OneRoof Energy, Inc.
- Company type: Public company
- Traded as: TSX Venture Exchange: ON
- Founded: 2011
- Headquarters: San Diego
- Key people: David Field, CEO Dan Halvorson, CFO
- Website: http://www.oneroofenergy.com/

= OneRoof Energy =

OneRoof Energy was an American solar energy financing company that provided leasing options for homeowners seeking to have photovoltaic solar panels installed. OneRoof energy was a public company that traded on the TSX Venture Exchange under the symbol ON between 2011 and 2020. The company began to wind down operations in 2017 as it sold its portfolio to Greenbacker Residential Solar LLC for $8 million in cash.
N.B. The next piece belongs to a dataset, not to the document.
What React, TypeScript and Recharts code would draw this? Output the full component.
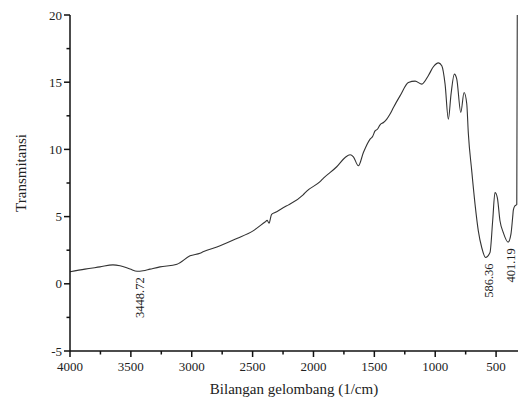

At one point, OneRoof Energy had offices in five states, including its headquarters in San Diego, California, and offices in Phoenix, Arizona, Honolulu, Hawaii, Newton, Massachusetts, and Lake Success, New York.

==History==
OneRoof Energy was a California-based startup that was founded in 2011 and went public in December 2012. In February 2013, OneRoof Energy announced the creation of a $100 million fund backed by Morgan Stanley to assist in the company's rooftop solar panel financing operation.

According to the reports in December 2016, OneRoof Energy announced that it would be winding down its operations.

==Business Offerings==

===Residential Solar Leasing===
OneRoof Energy partnered with traditional energy retailers to offer customers a menu of solar energy system leasing options through its SolarSelect program. They had partnered with Frys Electronics.

===SunOpps===
SunOpps was an online portal from OneRoof Energy designed to allow users to customize financing options, track installation progress, and monitor performance of their solar system for increased energy efficiency.